[Code that draws figures]
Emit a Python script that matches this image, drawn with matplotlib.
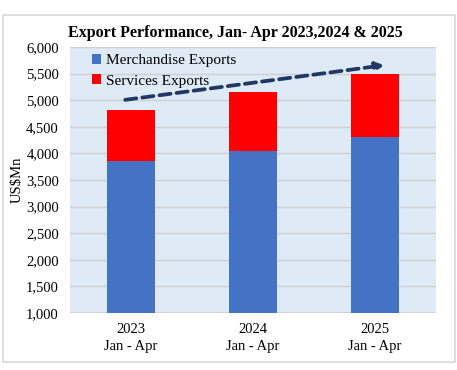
import matplotlib.pyplot as plt
from matplotlib.patches import Rectangle

plt.rcParams['font.family'] = ['Liberation Serif', 'DejaVu Serif']

periods = ['2023\nJan - Apr', '2024\nJan - Apr', '2025\nJan - Apr']
merchandise = [3850, 4045, 4310]
services = [970, 1115, 1190]

# trend arrow (category position, value)
trend_x = [-0.07, 2.1]
trend_y = [5000, 5665]

fig = plt.figure(figsize=(4.57, 3.70), dpi=100)
ax = fig.add_axes([70 / 457, 1 - 313 / 370, 366 / 457, 266 / 370])

x = range(len(periods))
ax.bar(x, merchandise, width=0.4, color='#4472C4', label='Merchandise Exports', zorder=3)
ax.bar(x, services, width=0.4, bottom=merchandise, color='#FF0000', label='Services Exports', zorder=3)

ax.annotate('', xy=(trend_x[1], trend_y[1]), xytext=(trend_x[0], trend_y[0]),
            arrowprops=dict(arrowstyle='-|>', color='#1F3864', lw=2.7,
                            linestyle=(0, (3, 1.6)), mutation_scale=12),
            zorder=4)

ax.set_facecolor('#DEEAF6')
ax.set_xlim(-0.5, 2.5)
ax.set_ylim(1000, 6000)
ax.set_yticks(range(1000, 6001, 500))
ax.set_yticklabels([f'{v:,}' for v in range(1000, 6001, 500)], fontsize=10.5)
ax.set_xticks(list(x))
ax.set_xticklabels(periods, fontsize=10.5, linespacing=1.4)
ax.tick_params(length=0, pad=7)
ax.tick_params(axis='y', pad=8)
ax.grid(axis='y', color='#D0D0D0', lw=1, zorder=0)
for s in ax.spines.values():
    s.set_visible(False)
ax.axhline(1000, color='#D0D0D0', lw=1.2, zorder=2)
ax.set_ylabel('US$Mn', fontsize=10.5, labelpad=2)

ax.legend(loc='upper left', bbox_to_anchor=(0.03, 1.013), frameon=False, fontsize=11,
          handlelength=0.6, handleheight=0.6, handletextpad=0.35, labelspacing=0.45,
          borderaxespad=0.3)

fig.text(235 / 457, 1 - 33 / 370, 'Export Performance, Jan- Apr 2023,2024 & 2025',
         ha='center', va='center', fontsize=11.5, fontweight='bold')

fig.patches.append(Rectangle((3 / 457, 1 - 362 / 370), 452 / 457, 347 / 370,
                             transform=fig.transFigure, fill=False,
                             edgecolor='#D9D9D9', lw=1.2))

plt.savefig('out.png', dpi=100)
plt.close()
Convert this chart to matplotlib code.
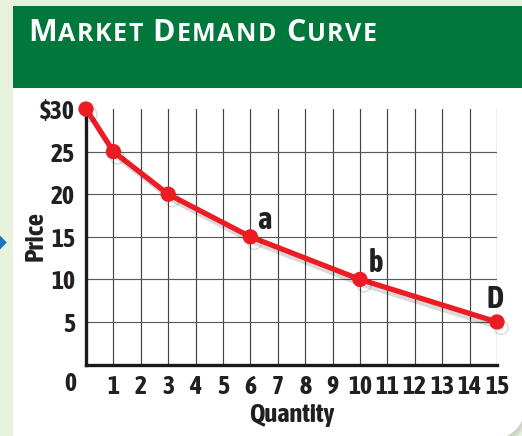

*OBJECTIVE*
Set every line down exactly as written, leaving each picture out.

*PROBLEM SOLUTION*
Emit a Python script that matches this image, drawn with matplotlib.
import matplotlib.pyplot as plt
from matplotlib.patches import Rectangle

plt.rcParams['font.family'] = ['Liberation Serif', 'DejaVu Serif']

periods = ['2023\nJan - Apr', '2024\nJan - Apr', '2025\nJan - Apr']
merchandise = [3850, 4045, 4310]
services = [970, 1115, 1190]

# trend arrow (category position, value)
trend_x = [-0.07, 2.1]
trend_y = [5000, 5665]

fig = plt.figure(figsize=(4.57, 3.70), dpi=100)
ax = fig.add_axes([70 / 457, 1 - 313 / 370, 366 / 457, 266 / 370])

x = range(len(periods))
ax.bar(x, merchandise, width=0.4, color='#4472C4', label='Merchandise Exports', zorder=3)
ax.bar(x, services, width=0.4, bottom=merchandise, color='#FF0000', label='Services Exports', zorder=3)

ax.annotate('', xy=(trend_x[1], trend_y[1]), xytext=(trend_x[0], trend_y[0]),
            arrowprops=dict(arrowstyle='-|>', color='#1F3864', lw=2.7,
                            linestyle=(0, (3, 1.6)), mutation_scale=12),
            zorder=4)

ax.set_facecolor('#DEEAF6')
ax.set_xlim(-0.5, 2.5)
ax.set_ylim(1000, 6000)
ax.set_yticks(range(1000, 6001, 500))
ax.set_yticklabels([f'{v:,}' for v in range(1000, 6001, 500)], fontsize=10.5)
ax.set_xticks(list(x))
ax.set_xticklabels(periods, fontsize=10.5, linespacing=1.4)
ax.tick_params(length=0, pad=7)
ax.tick_params(axis='y', pad=8)
ax.grid(axis='y', color='#D0D0D0', lw=1, zorder=0)
for s in ax.spines.values():
    s.set_visible(False)
ax.axhline(1000, color='#D0D0D0', lw=1.2, zorder=2)
ax.set_ylabel('US$Mn', fontsize=10.5, labelpad=2)

ax.legend(loc='upper left', bbox_to_anchor=(0.03, 1.013), frameon=False, fontsize=11,
          handlelength=0.6, handleheight=0.6, handletextpad=0.35, labelspacing=0.45,
          borderaxespad=0.3)

fig.text(235 / 457, 1 - 33 / 370, 'Export Performance, Jan- Apr 2023,2024 & 2025',
         ha='center', va='center', fontsize=11.5, fontweight='bold')

fig.patches.append(Rectangle((3 / 457, 1 - 362 / 370), 452 / 457, 347 / 370,
                             transform=fig.transFigure, fill=False,
                             edgecolor='#D9D9D9', lw=1.2))

plt.savefig('out.png', dpi=100)
plt.close()
Convert this chart to matplotlib code.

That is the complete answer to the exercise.